Structure of measures for which Ehrhard symmetrization is perimeter non-increasing
Sean McCurdy, Kuan-Ting Yeh
TL;DR
The paper characterizes PS measures for generalized Ehrhard symmetrization in $\mathbb{R}^n$ with $n\ge2$: the only finite, nonnegative densities $f$ in $L^1\cap W^{1,1}_{\mathrm{loc}}$ for which $\mathrm{Per}_\mu(S_{\vec{v}}(E))\le \mathrm{Per}_\mu(E)$ for all measurable $E$ and all directions $\vec{v}$ are isotropic Gaussian densities $f(x)=C e^{-c|x-a|^2}$. The authors develop a robust variational framework for weighted BV functions with minimal regularity, extend Ehrhard symmetrization to general measures, prove that half-spaces minimize perimeter, and demonstrate a product structure for the density that, combined with 1D symmetry, yields the Gaussian form after translating to center $a$. They also provide a 1D counterexample showing that the dimension assumption is essential and supply detailed measurability results for the symmetrization map.
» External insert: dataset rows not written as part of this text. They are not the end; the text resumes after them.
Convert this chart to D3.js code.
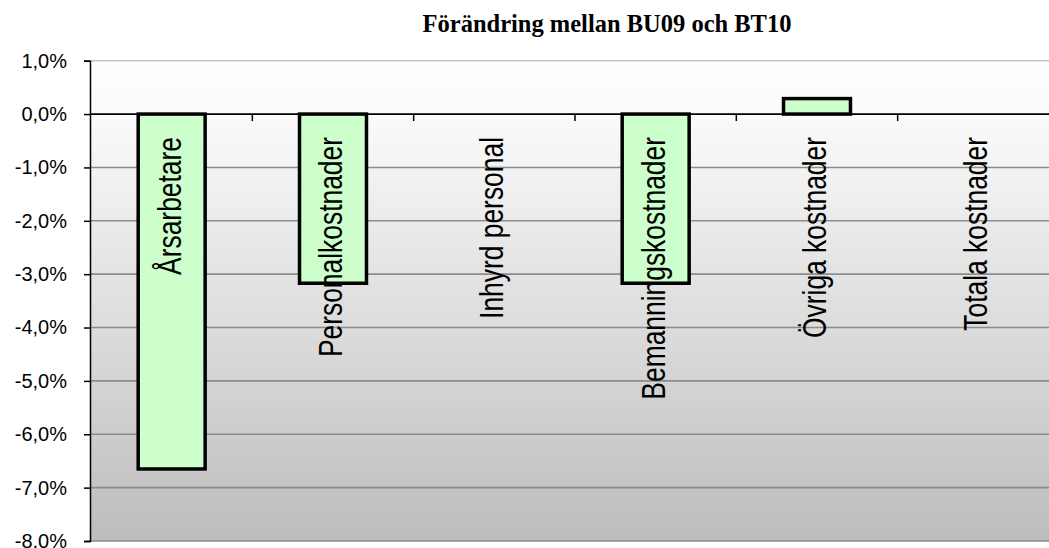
<!DOCTYPE html>
<head>
    <meta charset="utf-8">
    <style>
        body { margin: 0; background: #fff; }
        .bar { fill: #ccffcc; stroke: #000; stroke-width: 3.5; }
        .cat { font-family: "Liberation Sans Narrow", "Arial Narrow", "Liberation Sans", sans-serif; font-size: 33px; fill: #000; }
        .ylab { font-family: "Liberation Sans", Arial, sans-serif; font-size: 20px; fill: #000; }
        .title { font-family: "Liberation Serif", "Times New Roman", serif; font-size: 24.5px; font-weight: bold; }
    </style>
</head>
<svg width="1049" height="548" class="bar-chart"></svg>
<script src="https://cdn.jsdelivr.net/npm/d3@7/dist/d3.min.js"></script>
<script>
    const categories = ["Årsarbetare", "Personalkostnader", "Inhyrd personal", "Bemanningskostnader", "Övriga kostnader", "Totala kostnader"];
    const values = [-6.65, -3.17, 0, -3.17, 0.29, 0];
    const yTicks = [1, 0, -1, -2, -3, -4, -5, -6, -7, -8];
    const title = "Förändring mellan BU09 och BT10";

    var svg = d3.select(".bar-chart");
    var plotLeft = 91, plotRight = 1059, plotTop = 60.7, plotBottom = 541;

    var x = d3.scaleBand().domain(categories).range([plotLeft, plotRight]).paddingInner(0).paddingOuter(0);
    var y = d3.scaleLinear().domain([-8, 1]).range([plotBottom, plotTop]);

    // plot background gradient
    var grad = svg.append("defs").append("linearGradient")
        .attr("id", "bg").attr("x1", 0).attr("y1", 0).attr("x2", 0).attr("y2", 1);
    grad.append("stop").attr("offset", "0%").attr("stop-color", "#ffffff");
    grad.append("stop").attr("offset", "12%").attr("stop-color", "#fafafa");
    grad.append("stop").attr("offset", "100%").attr("stop-color", "#bdbdbd");

    svg.append("rect")
        .attr("x", plotLeft).attr("y", plotTop)
        .attr("width", plotRight - plotLeft).attr("height", plotBottom - plotTop)
        .attr("fill", "url(#bg)");

    // gridlines
    svg.selectAll(".grid")
        .data(yTicks.filter(function(d) { return d !== 0; }))
        .enter().append("line")
        .attr("x1", plotLeft).attr("x2", plotRight)
        .attr("y1", function(d) { return y(d); })
        .attr("y2", function(d) { return y(d); })
        .attr("stroke", function(d) { return d === 1 ? "#c4c4c4" : "#8c8c8c"; })
        .attr("stroke-width", 1.6);

    // y axis
    var yAxis = svg.append("g")
        .attr("transform", "translate(" + (plotLeft - 1) + ",0)")
        .call(d3.axisLeft(y).tickValues(yTicks).tickSize(6).tickPadding(17)
            .tickFormat(function(d) { return d3.format(".1f")(d).replace(".", ",").replace("−", "-") + "%"; }));
    yAxis.select(".domain").attr("stroke", "#000").attr("stroke-width", 1.5);
    yAxis.selectAll(".tick line").attr("stroke", "#000").attr("stroke-width", 1.5);
    yAxis.selectAll(".tick text").attr("class", "ylab").attr("font-size", null).attr("font-family", null);

    // bars
    var bw = x.bandwidth() * 0.415;
    svg.selectAll(".bar")
        .data(values.map(function(v, i) { return {c: categories[i], v: v}; }).filter(function(d) { return d.v !== 0; }))
        .enter().append("rect")
        .attr("class", "bar")
        .attr("x", function(d) { return x(d.c) + (x.bandwidth() - bw) / 2; })
        .attr("y", function(d) { return y(Math.max(0, d.v)); })
        .attr("width", bw)
        .attr("height", function(d) { return Math.abs(y(d.v) - y(0)); });

    // category axis at zero
    var xAxis = svg.append("g")
        .attr("transform", "translate(0," + y(0) + ")");
    xAxis.append("line")
        .attr("x1", plotLeft - 1).attr("x2", plotRight)
        .attr("stroke", "#000").attr("stroke-width", 1.8);
    xAxis.selectAll(".xt")
        .data(categories.slice(1))
        .enter().append("line")
        .attr("x1", function(d) { return x(d); })
        .attr("x2", function(d) { return x(d); })
        .attr("y1", 0).attr("y2", 7)
        .attr("stroke", "#000").attr("stroke-width", 1.5);

    // category labels (rotated, condensed)
    svg.selectAll(".cat")
        .data(categories)
        .enter().append("text")
        .attr("class", "cat")
        .attr("text-anchor", "end")
        .attr("transform", function(d) {
            return "translate(" + (x(d) + x.bandwidth() / 2 + 9) + "," + 137 + ") rotate(-90) scale(0.8,1)";
        })
        .text(function(d) { return d; });

    svg.append("text")
        .attr("class", "title")
        .attr("x", 607).attr("y", 32)
        .attr("text-anchor", "middle")
        .text(title);
</script>
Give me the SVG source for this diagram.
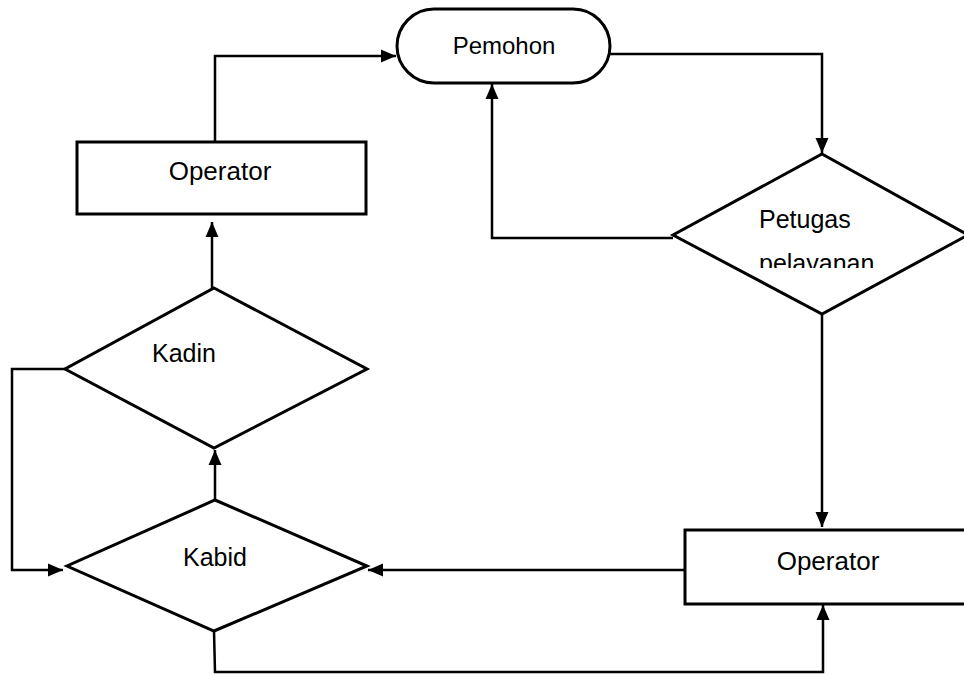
<svg xmlns="http://www.w3.org/2000/svg" width="964" height="675" viewBox="0 0 964 675">
<style>
.shape{fill:#fff;stroke:#000;stroke-width:3}
.conn{fill:none;stroke:#000;stroke-width:2.5}
.lbl{font-family:"Liberation Sans",Arial,sans-serif;font-size:25px;fill:#000}
</style>
<defs>
<marker id="ah" markerUnits="userSpaceOnUse" markerWidth="16" markerHeight="14" viewBox="0 0 16 14" refX="15" refY="7" orient="auto">
<path d="M0,0.5 L15,7 L0,13.5 Z" fill="#000"/>
</marker>
<clipPath id="pclip"><rect x="640" y="140" width="324" height="128"/></clipPath>
</defs>
<rect width="964" height="675" fill="#fff"/>
<g id="connectors">
<polyline class="conn" points="215,142 215,56 396,56" marker-end="url(#ah)"/>
<polyline class="conn" points="610,54 822,54 822,153" marker-end="url(#ah)"/>
<polyline class="conn" points="673,238 492,238 492,84" marker-end="url(#ah)"/>
<line class="conn" x1="822" y1="315" x2="822" y2="527" marker-end="url(#ah)"/>
<line class="conn" x1="685" y1="570" x2="368" y2="570" marker-end="url(#ah)"/>
<polyline class="conn" points="214,631 215,672 823,672 823,605" marker-end="url(#ah)"/>
<polyline class="conn" points="65,369 12,369 12,570 63,570" marker-end="url(#ah)"/>
<line class="conn" x1="215" y1="500" x2="215" y2="450" marker-end="url(#ah)"/>
<line class="conn" x1="212" y1="290" x2="212" y2="222" marker-end="url(#ah)"/>
</g>
<g id="pemohon">
<rect class="shape" x="397" y="9" width="213" height="74" rx="37" ry="37"/>
<text class="lbl" x="504" y="54" text-anchor="middle" style="font-size:24px">Pemohon</text>
</g>
<g id="petugas">
<polygon class="shape" points="822,154 968,235 822,314 673,235"/>
<g clip-path="url(#pclip)">
<text class="lbl" x="759" y="228">Petugas</text>
<text class="lbl" x="759" y="272">pelayanan</text>
</g>
</g>
<g id="operator-kiri">
<rect class="shape" x="77" y="142" width="289" height="72"/>
<text class="lbl" x="220" y="180" text-anchor="middle" style="font-size:26px">Operator</text>
</g>
<g id="kadin">
<polygon class="shape" points="214,288 367,369 214,448 65,369"/>
<text class="lbl" x="152" y="362">Kadin</text>
</g>
<g id="kabid">
<polygon class="shape" points="215,500 367,566 214,631 67,566"/>
<text class="lbl" x="183" y="566">Kabid</text>
</g>
<g id="operator-kanan">
<rect class="shape" x="685" y="530" width="285" height="74"/>
<text class="lbl" x="828" y="570" text-anchor="middle" style="font-size:26px">Operator</text>
</g>
</svg>
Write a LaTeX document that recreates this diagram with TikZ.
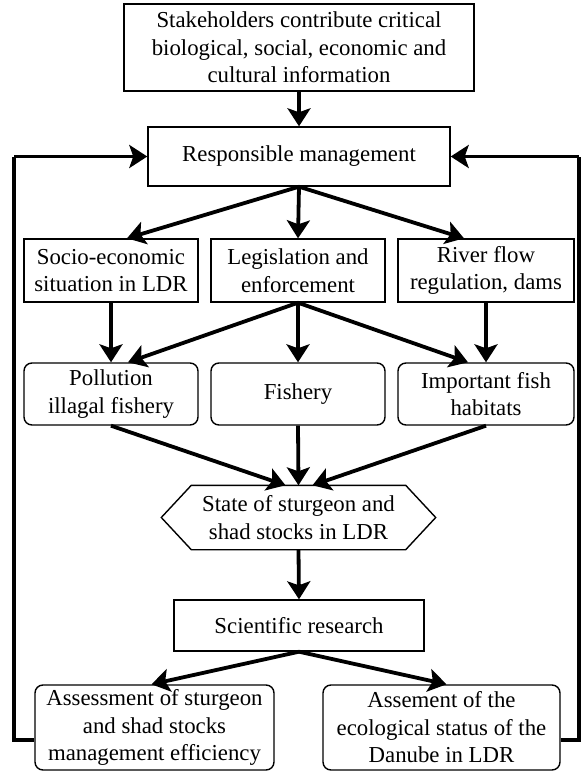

The work contributes a broad, rigorous characterization of measures supporting perimeter-rearrangement inequalities in Gauss-like settings and strengthens the link between symmetrization, isoperimetry, and measure structure.
Abstract
In this paper, we prove that isotropic Gaussian functions are \textit{characterized} by a rearrangement inequality for weighted perimeter in dimensions $n \geq 2$ within the class of non-negative weights in $L^1(\mathbb{R}^n) \cap W^{1,1}_{loc}(\mathbb{R}^n)$. More specifically, we prove that within this class, generalized Ehrhard symmetrization is perimeter non-increasing for all measurable sets in all directions if and only if the distribution function is an isotropic Gaussian. The class of non-negative $L^1(\mathbb{R}^n) \cap W^{1,1}_{loc}(\mathbb{R}^n)$-weights is the broadest class in which this problem can be posed for distributional perimeter. One of the main challenges in this paper is handling these weights without imposing any additional structure. Principally, we establish that generalized Ehrhard symmetrization preserves $μ$-measurability through a novel approximation argument. Additionally, our proof that a rearrangement inequality for weighted perimeter implies that half-spaces are isoperimetric sets is new in the context of generalized Ehrhard symmetrization. Moreover, our version of a variational argument, which had previously appeared in [Rosales, 2014] and [Brock-Chiacchio-Mercaldo, 2008], is carried out under minimal regularity. Finally, we establish some basic but useful results for weighted BV functions with non-negative $L^1(\mathbb{R}^n) \cap W^{1,1}_{loc}(\mathbb{R}^n)$-weights which may be of independent interest.